• Work to complete: Return the lines below exactly, from the first line to the line that contains "from matplotlib.transforms import". Leave out pictures.

• Input material:
===============

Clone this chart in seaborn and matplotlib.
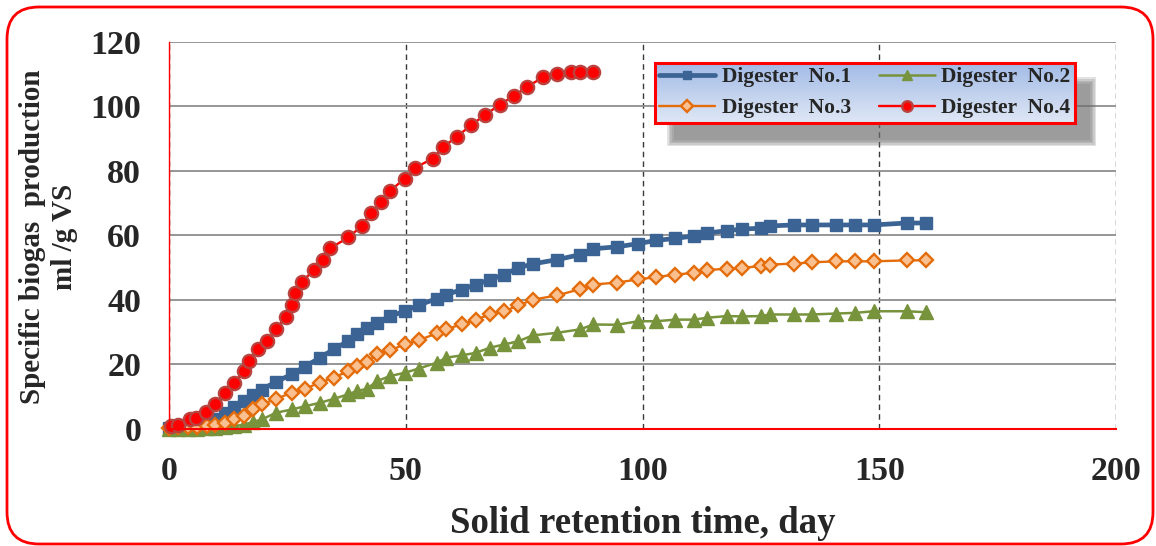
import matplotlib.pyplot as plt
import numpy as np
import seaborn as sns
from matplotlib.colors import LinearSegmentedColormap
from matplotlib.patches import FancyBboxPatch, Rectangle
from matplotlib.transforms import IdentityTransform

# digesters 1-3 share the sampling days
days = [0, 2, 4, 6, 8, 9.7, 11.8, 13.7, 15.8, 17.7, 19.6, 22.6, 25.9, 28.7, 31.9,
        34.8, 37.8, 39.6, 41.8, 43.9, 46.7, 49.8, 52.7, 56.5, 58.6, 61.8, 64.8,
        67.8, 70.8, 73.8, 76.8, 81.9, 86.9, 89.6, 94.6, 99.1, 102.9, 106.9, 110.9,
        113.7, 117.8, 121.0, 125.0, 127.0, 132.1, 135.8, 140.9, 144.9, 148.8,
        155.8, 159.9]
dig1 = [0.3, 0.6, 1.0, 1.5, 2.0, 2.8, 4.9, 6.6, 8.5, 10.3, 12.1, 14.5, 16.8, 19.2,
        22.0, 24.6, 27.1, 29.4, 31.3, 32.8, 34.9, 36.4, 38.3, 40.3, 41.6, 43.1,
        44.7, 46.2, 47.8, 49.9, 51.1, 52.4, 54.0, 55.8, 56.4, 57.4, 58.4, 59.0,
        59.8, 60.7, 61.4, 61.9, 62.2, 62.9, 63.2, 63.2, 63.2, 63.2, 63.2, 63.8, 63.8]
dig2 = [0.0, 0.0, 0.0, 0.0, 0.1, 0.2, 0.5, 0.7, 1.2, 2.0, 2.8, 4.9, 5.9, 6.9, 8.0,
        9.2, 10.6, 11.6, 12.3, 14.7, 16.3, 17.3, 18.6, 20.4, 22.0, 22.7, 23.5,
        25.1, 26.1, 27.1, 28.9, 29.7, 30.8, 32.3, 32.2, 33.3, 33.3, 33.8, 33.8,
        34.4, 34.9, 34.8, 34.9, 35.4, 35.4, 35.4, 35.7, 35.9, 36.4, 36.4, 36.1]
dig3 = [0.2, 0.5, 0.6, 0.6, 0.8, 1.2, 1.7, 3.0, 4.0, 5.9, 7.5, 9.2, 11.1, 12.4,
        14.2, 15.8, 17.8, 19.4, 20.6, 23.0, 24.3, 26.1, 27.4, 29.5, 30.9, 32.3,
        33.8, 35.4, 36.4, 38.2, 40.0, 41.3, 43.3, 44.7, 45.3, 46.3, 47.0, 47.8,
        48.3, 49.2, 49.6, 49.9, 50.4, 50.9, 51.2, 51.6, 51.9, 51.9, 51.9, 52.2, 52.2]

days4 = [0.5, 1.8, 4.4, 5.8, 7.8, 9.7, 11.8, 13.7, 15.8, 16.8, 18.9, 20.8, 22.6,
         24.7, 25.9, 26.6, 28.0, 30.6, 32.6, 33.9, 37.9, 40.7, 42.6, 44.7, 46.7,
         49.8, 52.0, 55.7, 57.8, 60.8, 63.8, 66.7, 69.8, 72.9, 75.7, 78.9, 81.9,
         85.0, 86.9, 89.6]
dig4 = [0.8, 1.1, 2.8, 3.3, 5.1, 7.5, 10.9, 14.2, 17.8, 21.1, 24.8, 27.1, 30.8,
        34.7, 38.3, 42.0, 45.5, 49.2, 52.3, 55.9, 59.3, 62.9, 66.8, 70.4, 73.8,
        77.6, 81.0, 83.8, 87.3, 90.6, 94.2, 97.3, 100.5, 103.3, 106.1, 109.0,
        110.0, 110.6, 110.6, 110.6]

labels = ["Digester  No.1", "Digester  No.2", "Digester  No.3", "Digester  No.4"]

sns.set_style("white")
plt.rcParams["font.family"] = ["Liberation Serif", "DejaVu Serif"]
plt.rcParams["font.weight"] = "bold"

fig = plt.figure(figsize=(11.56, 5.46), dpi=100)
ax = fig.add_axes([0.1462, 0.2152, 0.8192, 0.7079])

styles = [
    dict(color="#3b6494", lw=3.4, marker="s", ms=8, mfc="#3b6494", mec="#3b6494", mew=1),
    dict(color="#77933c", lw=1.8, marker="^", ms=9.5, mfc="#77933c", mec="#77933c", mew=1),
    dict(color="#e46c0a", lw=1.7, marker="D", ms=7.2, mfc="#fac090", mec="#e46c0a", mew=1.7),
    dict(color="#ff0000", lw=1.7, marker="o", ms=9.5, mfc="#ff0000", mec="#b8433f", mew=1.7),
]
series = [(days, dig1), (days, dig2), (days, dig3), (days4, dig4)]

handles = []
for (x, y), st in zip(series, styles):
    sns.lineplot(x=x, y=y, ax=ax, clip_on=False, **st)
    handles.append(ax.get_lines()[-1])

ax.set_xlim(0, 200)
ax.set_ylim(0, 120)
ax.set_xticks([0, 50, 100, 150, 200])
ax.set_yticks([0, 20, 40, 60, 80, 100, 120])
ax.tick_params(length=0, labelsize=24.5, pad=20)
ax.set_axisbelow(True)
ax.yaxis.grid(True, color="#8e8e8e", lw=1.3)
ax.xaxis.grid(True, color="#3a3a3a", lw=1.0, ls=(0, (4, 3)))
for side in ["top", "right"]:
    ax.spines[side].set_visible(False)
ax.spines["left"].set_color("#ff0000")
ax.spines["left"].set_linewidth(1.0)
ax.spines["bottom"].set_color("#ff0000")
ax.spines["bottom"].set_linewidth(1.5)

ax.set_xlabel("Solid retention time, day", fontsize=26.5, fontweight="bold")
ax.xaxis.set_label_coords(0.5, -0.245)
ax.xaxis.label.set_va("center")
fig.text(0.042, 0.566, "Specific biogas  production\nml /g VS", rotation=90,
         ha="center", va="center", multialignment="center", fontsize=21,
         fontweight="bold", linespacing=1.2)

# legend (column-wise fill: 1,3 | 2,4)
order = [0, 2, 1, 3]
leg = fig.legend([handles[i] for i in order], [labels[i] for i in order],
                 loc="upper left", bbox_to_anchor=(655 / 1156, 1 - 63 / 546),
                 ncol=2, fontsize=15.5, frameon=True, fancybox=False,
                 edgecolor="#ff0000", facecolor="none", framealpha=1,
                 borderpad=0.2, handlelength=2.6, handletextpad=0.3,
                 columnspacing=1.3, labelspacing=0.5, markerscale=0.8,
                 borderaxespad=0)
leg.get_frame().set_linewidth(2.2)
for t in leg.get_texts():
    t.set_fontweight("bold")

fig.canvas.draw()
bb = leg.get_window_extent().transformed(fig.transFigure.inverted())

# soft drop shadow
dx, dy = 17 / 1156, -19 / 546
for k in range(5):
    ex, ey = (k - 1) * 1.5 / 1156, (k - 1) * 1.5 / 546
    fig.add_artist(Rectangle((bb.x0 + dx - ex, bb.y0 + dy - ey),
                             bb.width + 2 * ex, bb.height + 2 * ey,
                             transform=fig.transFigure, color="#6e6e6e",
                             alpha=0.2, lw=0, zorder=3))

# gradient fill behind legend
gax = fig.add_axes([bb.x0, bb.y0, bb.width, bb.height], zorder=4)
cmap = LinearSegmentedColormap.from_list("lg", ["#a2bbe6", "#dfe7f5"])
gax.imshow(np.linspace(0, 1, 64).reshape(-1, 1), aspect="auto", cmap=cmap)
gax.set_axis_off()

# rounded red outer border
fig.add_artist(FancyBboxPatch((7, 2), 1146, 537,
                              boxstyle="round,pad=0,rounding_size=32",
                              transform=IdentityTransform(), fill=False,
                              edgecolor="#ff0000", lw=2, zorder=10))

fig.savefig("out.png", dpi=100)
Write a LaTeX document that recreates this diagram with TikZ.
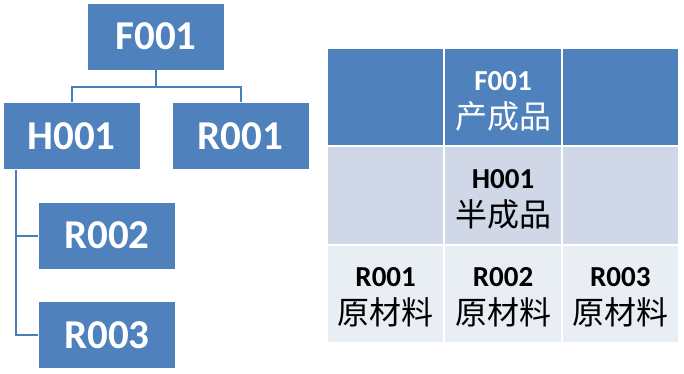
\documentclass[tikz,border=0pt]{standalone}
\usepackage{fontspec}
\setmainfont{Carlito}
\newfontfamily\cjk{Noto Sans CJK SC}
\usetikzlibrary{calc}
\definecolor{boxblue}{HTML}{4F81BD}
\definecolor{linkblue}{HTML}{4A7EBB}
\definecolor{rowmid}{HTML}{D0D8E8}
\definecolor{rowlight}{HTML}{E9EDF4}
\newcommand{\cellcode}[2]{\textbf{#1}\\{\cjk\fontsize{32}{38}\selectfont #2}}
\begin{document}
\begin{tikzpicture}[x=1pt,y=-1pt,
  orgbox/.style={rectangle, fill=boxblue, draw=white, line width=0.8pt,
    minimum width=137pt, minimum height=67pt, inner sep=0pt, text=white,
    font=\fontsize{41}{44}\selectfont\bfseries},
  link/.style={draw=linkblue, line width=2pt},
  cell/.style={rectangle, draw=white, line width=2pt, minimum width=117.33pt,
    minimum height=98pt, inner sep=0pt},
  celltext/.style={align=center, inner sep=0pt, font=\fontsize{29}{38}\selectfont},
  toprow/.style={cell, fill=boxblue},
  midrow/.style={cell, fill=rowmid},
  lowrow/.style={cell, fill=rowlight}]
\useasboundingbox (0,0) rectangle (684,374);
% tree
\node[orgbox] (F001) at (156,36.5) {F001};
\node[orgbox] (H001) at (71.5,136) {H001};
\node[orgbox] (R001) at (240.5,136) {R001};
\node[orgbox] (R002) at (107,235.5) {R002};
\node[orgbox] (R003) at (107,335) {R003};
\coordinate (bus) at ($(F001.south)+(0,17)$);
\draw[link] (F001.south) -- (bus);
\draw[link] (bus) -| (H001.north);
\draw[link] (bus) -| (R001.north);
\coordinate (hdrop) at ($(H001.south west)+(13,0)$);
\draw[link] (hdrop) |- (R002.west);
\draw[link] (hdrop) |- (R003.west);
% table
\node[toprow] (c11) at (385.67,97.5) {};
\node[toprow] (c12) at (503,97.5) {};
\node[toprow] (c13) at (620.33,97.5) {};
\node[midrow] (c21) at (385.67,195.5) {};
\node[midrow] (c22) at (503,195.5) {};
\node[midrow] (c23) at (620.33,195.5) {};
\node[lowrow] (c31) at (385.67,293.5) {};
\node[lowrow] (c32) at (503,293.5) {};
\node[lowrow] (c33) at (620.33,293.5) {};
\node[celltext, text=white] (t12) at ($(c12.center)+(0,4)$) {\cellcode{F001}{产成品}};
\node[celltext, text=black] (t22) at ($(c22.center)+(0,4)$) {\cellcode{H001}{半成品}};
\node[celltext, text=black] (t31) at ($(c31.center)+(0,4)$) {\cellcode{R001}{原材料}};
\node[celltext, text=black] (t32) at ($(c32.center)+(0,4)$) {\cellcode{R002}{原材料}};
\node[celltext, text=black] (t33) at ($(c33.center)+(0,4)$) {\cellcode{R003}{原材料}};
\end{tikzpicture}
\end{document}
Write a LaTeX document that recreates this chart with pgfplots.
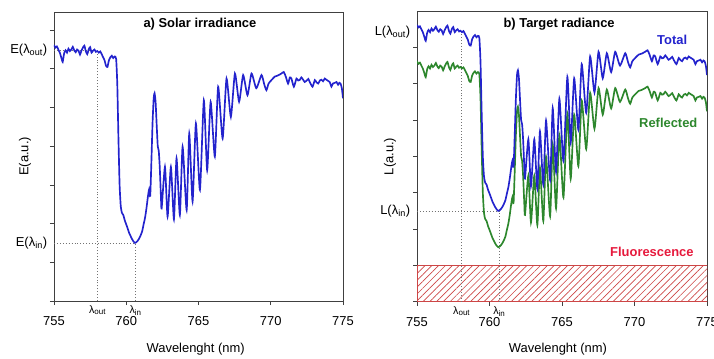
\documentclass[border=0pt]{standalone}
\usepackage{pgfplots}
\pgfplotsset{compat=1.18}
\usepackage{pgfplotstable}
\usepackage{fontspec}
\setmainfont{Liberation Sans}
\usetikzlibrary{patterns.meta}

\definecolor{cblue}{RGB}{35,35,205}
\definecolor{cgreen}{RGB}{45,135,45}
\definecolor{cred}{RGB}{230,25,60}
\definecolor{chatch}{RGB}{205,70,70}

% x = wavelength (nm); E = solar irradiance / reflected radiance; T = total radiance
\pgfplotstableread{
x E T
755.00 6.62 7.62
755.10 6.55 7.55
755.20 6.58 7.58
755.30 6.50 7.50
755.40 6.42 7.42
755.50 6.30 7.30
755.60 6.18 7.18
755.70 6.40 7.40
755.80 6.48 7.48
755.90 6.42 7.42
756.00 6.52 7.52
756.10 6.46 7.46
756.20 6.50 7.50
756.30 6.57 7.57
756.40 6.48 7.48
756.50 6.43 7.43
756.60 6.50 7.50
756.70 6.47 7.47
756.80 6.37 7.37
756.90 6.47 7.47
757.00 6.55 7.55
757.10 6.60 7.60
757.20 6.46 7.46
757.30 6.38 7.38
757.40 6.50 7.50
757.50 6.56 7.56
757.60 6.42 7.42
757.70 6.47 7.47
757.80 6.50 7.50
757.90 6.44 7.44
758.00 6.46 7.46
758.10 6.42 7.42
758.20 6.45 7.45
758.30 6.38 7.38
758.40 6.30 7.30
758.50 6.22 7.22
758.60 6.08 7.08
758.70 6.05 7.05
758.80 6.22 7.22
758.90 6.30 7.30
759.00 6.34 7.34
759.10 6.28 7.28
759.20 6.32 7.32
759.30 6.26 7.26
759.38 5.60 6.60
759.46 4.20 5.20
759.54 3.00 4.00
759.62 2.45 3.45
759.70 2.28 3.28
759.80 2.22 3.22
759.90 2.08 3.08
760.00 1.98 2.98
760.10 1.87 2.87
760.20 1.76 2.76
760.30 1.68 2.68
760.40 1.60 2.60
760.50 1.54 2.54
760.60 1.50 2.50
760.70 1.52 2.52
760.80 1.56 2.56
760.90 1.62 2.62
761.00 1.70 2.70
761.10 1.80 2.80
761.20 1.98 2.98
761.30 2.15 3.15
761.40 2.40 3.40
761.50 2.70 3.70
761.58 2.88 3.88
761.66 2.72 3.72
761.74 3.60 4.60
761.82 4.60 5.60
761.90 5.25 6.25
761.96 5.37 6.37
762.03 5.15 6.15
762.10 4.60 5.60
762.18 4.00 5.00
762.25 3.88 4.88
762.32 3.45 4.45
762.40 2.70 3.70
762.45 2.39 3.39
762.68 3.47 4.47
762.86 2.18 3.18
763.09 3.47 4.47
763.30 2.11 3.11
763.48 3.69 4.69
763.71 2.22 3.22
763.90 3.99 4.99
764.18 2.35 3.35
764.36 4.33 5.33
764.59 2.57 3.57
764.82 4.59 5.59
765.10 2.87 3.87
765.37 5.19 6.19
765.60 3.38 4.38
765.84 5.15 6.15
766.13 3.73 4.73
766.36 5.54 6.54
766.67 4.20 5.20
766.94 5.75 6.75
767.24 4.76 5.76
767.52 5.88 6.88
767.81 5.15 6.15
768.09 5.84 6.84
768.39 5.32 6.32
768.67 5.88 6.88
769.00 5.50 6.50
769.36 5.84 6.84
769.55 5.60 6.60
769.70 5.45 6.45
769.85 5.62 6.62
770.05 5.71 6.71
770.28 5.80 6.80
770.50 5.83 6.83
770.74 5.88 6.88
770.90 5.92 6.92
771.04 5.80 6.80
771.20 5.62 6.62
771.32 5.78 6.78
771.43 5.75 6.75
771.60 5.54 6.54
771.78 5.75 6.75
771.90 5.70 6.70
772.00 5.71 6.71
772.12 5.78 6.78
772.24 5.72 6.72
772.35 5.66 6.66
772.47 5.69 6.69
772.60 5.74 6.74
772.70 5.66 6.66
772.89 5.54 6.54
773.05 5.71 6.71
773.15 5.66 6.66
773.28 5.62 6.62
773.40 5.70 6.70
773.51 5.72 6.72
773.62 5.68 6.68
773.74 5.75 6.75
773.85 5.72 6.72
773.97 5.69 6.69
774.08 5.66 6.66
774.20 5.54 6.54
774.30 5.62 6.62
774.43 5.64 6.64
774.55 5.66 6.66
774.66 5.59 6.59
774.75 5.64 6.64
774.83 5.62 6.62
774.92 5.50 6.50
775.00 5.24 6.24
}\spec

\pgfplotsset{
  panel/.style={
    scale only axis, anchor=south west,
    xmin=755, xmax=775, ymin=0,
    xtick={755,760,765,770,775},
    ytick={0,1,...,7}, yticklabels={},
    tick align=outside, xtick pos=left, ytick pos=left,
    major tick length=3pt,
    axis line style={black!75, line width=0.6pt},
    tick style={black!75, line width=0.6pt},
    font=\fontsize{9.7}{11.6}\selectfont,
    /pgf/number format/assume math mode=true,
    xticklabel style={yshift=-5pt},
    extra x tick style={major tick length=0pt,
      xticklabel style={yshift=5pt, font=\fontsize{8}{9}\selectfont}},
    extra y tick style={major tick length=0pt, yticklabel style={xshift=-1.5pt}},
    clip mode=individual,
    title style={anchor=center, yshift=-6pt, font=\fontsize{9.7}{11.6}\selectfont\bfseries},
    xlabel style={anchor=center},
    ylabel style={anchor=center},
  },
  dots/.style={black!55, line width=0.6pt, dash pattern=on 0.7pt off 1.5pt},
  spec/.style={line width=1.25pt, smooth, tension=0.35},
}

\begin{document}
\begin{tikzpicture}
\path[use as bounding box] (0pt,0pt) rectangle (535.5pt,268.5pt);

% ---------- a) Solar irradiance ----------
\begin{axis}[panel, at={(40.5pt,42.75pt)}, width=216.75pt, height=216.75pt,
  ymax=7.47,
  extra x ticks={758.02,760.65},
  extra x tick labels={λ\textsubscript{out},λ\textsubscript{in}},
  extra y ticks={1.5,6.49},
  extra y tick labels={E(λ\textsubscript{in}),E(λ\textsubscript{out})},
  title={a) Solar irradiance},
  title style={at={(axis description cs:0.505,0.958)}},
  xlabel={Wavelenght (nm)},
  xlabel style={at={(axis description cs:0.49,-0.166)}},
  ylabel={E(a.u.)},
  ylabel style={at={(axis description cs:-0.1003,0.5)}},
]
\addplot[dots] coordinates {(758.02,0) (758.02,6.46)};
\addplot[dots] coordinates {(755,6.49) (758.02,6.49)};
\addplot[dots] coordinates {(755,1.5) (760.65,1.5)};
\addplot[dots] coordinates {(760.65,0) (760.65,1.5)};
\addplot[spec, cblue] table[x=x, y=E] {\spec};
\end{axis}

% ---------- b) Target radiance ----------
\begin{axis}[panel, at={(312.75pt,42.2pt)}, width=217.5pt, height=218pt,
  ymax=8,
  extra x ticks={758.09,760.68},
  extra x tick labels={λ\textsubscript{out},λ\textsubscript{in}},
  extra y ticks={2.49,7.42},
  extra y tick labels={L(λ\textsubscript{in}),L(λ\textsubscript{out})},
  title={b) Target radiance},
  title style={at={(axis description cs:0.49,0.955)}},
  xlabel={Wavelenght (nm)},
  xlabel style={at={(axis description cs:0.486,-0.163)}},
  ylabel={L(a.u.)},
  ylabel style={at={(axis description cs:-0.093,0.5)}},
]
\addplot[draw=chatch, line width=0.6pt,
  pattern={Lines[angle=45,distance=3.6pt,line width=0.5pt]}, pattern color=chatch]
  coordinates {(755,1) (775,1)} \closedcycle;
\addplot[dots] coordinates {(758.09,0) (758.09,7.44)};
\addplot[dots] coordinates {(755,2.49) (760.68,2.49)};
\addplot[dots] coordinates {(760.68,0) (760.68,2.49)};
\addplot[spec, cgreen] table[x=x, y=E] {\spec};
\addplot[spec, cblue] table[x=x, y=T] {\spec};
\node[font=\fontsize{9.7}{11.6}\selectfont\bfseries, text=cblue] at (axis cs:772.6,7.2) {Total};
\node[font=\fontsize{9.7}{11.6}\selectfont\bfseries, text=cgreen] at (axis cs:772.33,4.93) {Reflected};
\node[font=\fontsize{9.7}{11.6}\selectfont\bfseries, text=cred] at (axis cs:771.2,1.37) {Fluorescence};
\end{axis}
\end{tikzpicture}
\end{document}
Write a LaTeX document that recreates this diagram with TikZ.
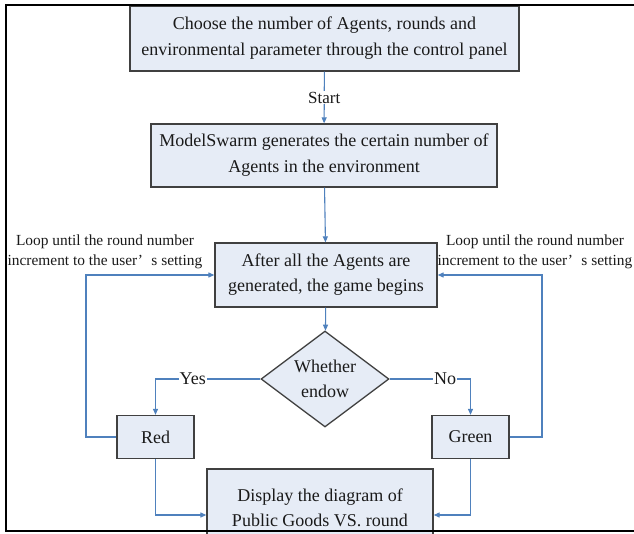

===============

• Task response:
Clone this chart in seaborn and matplotlib.
import matplotlib.pyplot as plt
import numpy as np
import seaborn as sns
from matplotlib.colors import LinearSegmentedColormap
from matplotlib.patches import FancyBboxPatch, Rectangle
from matplotlib.transforms import IdentityTransform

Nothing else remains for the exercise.